Nach der Festnahme des libyschen Machthabers am 20. Oktober 2011 zeigten Online-Newsportale und Printmedien aussergewöhnlich blutige Aufnahmen des schwer verletzten, später des toten Muammar al-Gaddhafi. Der Presserat hat am Dienstag in einem Urteil erklärt, warum «20 Minuten Online» im Gegensatz zur «20 Minuten»-Printausgabe in ihrer Berichterstattung Gaddhafis Menschenwürde verletzt hat.
«Die Frage, ob die Medien Aufnahmen von der Leiche eines brutal getöteten Diktators verbreiten dürfen, beantwortet der Presserat mit Ja. Aber auch wer die Menschenwürde anderer nie respektiert hat, darf nach seinem Tod nicht in einer Art und Weise dargestellt werden, die seine eigene Menschenwürde verletzt», hiess es im Urteil.
«Die Printausgabe des Gratisblatts druckte zwei der Fotos relativ kleinformatig, online aber waren immer wieder neue Bilder zu sehen, teilweise stark vergrössert, später auch diverse Videos der Misshandlung Gaddhafis», erinnerte der Presserat. Zwei Leser hätten sich daraufhin beim Presserat beschwert, die Fotos der «brutale(n) Exekution eines zum Todeszeitpunkt wehrlos ausgelieferten Menschen» seien menschenunwürdig - «egal, was man von Gaddhafi als Mensch oder als Politiker halten will». «20 Minuten» und «20 Minuten Online» argumentierten dagegen, die Bilder seien historische Dokumente, welche «das definitive Ende des Machtregimes von Gaddhafi» festgehalten hätten; es überwiege das öffentliche Interesse an der Publikation gegenüber dem Recht auf Totenruhe.

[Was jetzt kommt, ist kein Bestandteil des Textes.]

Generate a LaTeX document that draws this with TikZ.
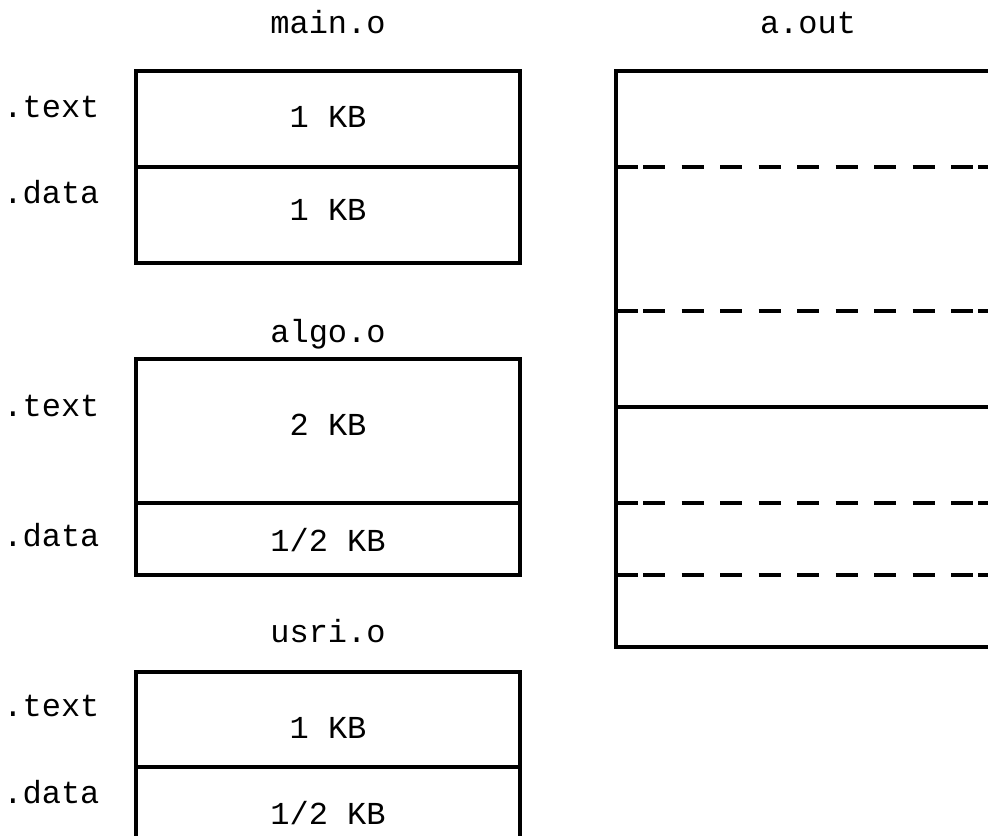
\documentclass[tikz,border=0pt]{standalone}
\usepackage{fontspec}
\setmonofont{Liberation Mono}
\begin{document}
\begin{tikzpicture}[x=0.5pt,y=-0.5pt,
  lbl/.style={font=\ttfamily\fontsize{16}{19}\selectfont, inner sep=0pt, anchor=base},
  side/.style={lbl, anchor=base west},
  wall/.style={line width=2pt, line join=miter},
  dashwall/.style={line width=2pt, dash pattern=on 11pt off 8.25pt}]
\useasboundingbox (0,0) rectangle (988,835);
% titles
\node[lbl] (mainlbl) at (328,33) {main.o};
\node[lbl] (aoutlbl) at (808,33) {a.out};
\node[lbl] (algolbl) at (328,342) {algo.o};
\node[lbl] (usrilbl) at (328,642) {usri.o};
% main.o
\draw[wall] (136,71) rectangle (520,263);
\draw[wall] (136,167) -- (520,167);
\node[side] (mtext) at (3,117) {.text};
\node[side] (mdata) at (3,203) {.data};
\node[lbl] (msz1) at (328,127) {1 KB};
\node[lbl] (msz2) at (328,220) {1 KB};
% algo.o
\draw[wall] (136,359) rectangle (520,575);
\draw[wall] (136,503) -- (520,503);
\node[side] (atext) at (3,416) {.text};
\node[side] (adata) at (3,546) {.data};
\node[lbl] (asz1) at (328,435) {2 KB};
\node[lbl] (asz2) at (328,551) {1/2 KB};
% usri.o
\draw[wall] (136,840) -- (136,672) -- (520,672) -- (520,840);
\draw[wall] (136,767) -- (520,767);
\node[side] (utext) at (3,716) {.text};
\node[side] (udata) at (3,803) {.data};
\node[lbl] (usz1) at (328,738) {1 KB};
\node[lbl] (usz2) at (328,824) {1/2 KB};
% a.out
\draw[wall] (992,71) -- (616,71) -- (616,647) -- (992,647);
\draw[wall] (616,407) -- (992,407);
\foreach \yy in {167,311,503,575} {
  \draw[wall] (616,\yy) -- (638,\yy);
  \draw[dashwall] (643,\yy) -- (974,\yy);
  \draw[wall] (978,\yy) -- (992,\yy);
}
\end{tikzpicture}
\end{document}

«Ein historisches Ereignis wird nicht dadurch historischer, dass es aus verschiedenen Blickwinkeln gezeigt und durch Zoom-Technik nahe an den Betrachter herangeholt wird», urteilte am Dienstag der Presserat. «Eine unverhältnismässige, sensationalistische Berichterstattung bedient bloss die öffentliche Neugier des Publikums, die nicht mit öffentlichem Interesse gleichzusetzen ist», rügte er. Das Foto- und Videoangebot über Misshandlung und Tod von Muammar al-Gaddhafi auf «20 Minuten Online» habe deshalb gegen die Menschenwürde verstossen. «`20 Minuten` dagegen hat mit seinen visuell deutlich zurückhaltenderen Berichten über den Tod von Gaddhafi die `Erklärung der Pflichten und Rechte der Journalistinnen und Journalisten` nicht verletzt», so der Presserat.